CALGARY, Alberta (Reuters) -Oil prices climbed by about 4% on Tuesday, extending the previous day’s almost 5% rebound on easing concerns over the impact of the Omicron coronavirus variant on global fuel demand.
Brent crude futures were up $2.89, or 4%, at $75.97 a barrel by 12.36 p.m. ET (1736 GMT), having earlier touched a session high of $76.27. U.S. West Texas Intermediate crude rose $3.17, or 4.6%, to $72.66, building on a 4.9% gain in the previous session.
Oil prices were pummelled last week by concerns that vaccines might be less effective against the new Omicron variant, sparking fears that governments could impose fresh restrictions to curb its spread and hit global growth and oil demand.
However, a South African health official reported over the weekend that Omicron cases there had shown only mild symptoms while the top U.S. infectious disease official, Anthony Fauci, also said there did not appear to be “a great degree of severity” with the variant so far.

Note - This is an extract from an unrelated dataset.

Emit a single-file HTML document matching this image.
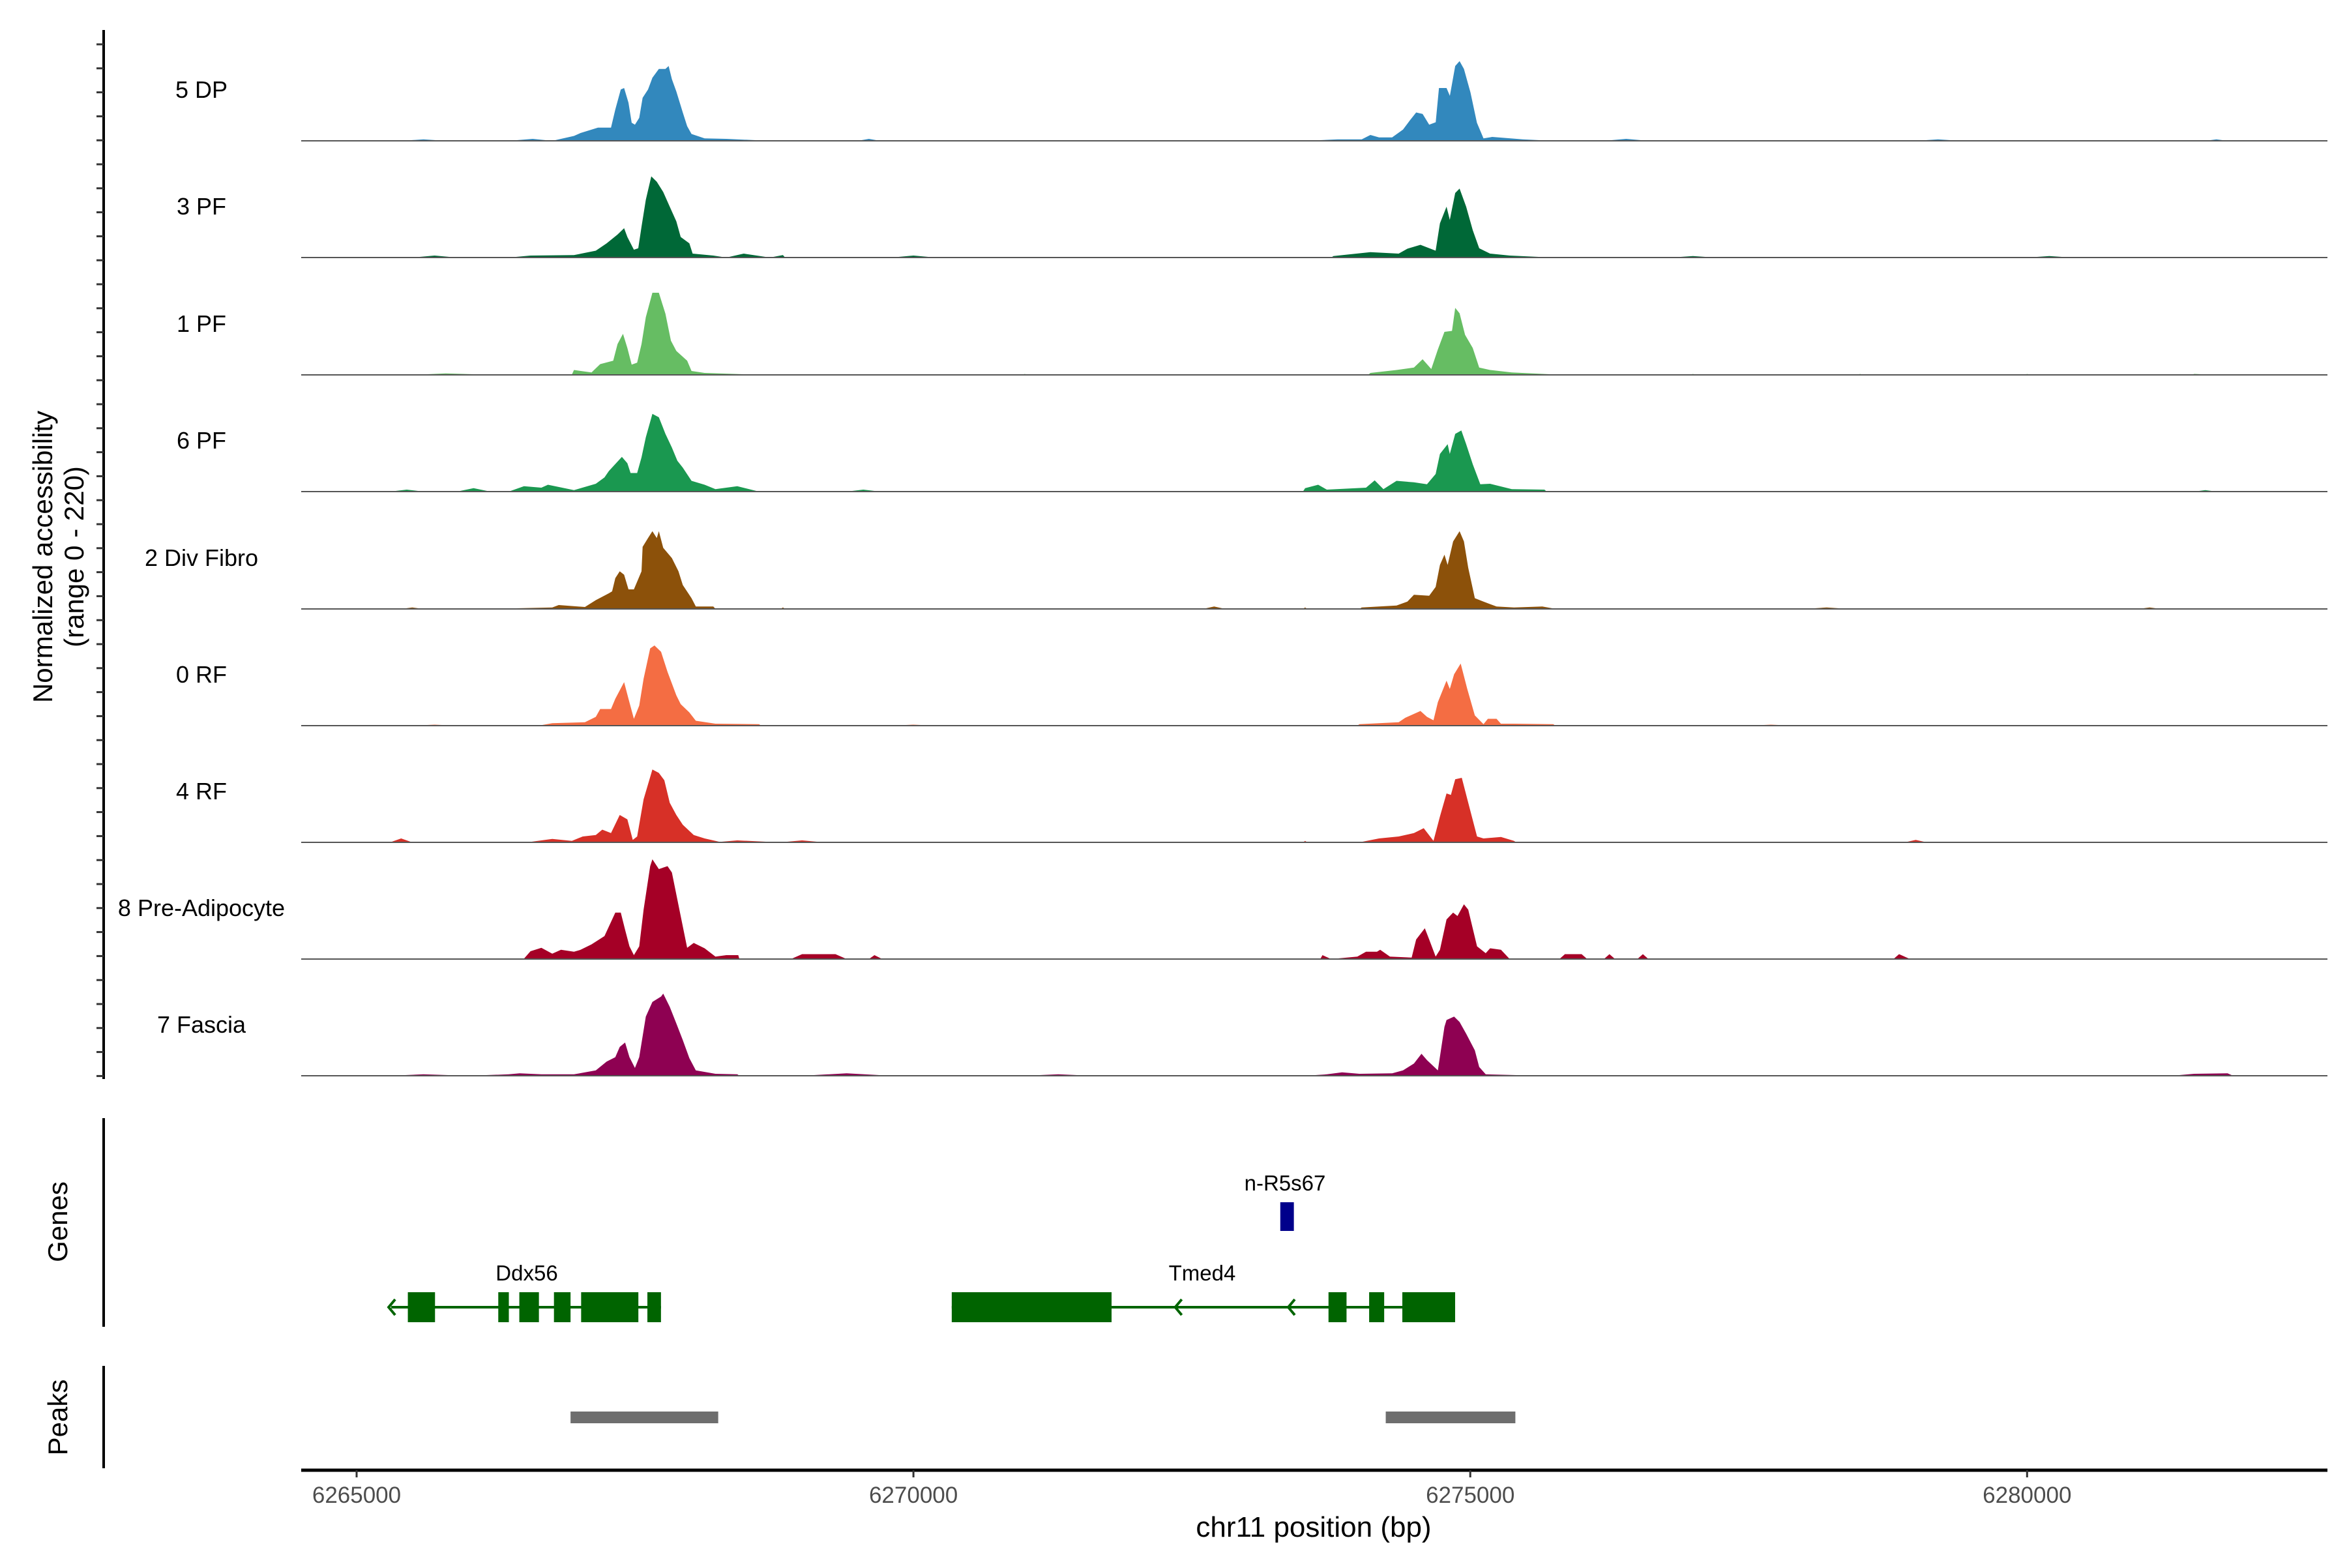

“The market was oversold as a knee-jerk reaction to Omicron and its potential spread and impact on travel restrictions,” said Gary Cunningham, director of market research at Tradition Energy. “Now we’re seeing the market go back to expectations of strong demand over the next 6-12 months.”
In another sign of confidence in oil demand, the world’s top exporter, Saudi Arabia, raised monthly crude prices on Sunday.
That came after the Organization of the Petroleum Exporting Countries and its allies, a group known as OPEC+, last week agreed to continue raising output by 400,000 barrels per day (bpd) in January despite the release of U.S. strategic petroleum reserves.
“The market is starting to take this variant in its stride,” said Matt Smith, an analyst at data and analytics firm Kpler.
Meanwhile, a Reuters poll showed that U.S. crude inventories were likely to have fallen for a second straight week last week. Weekly industry data is due at 4:30 p.m. ET, followed by government figures on Wednesday. [EIA/S]
Oil prices were also supported by delays to the return of Iranian oil, with indirect nuclear talks between the United States and Iran having hit stumbling blocks. Germany urged Iran on Monday to present realistic proposals in talks over its nuclear programme.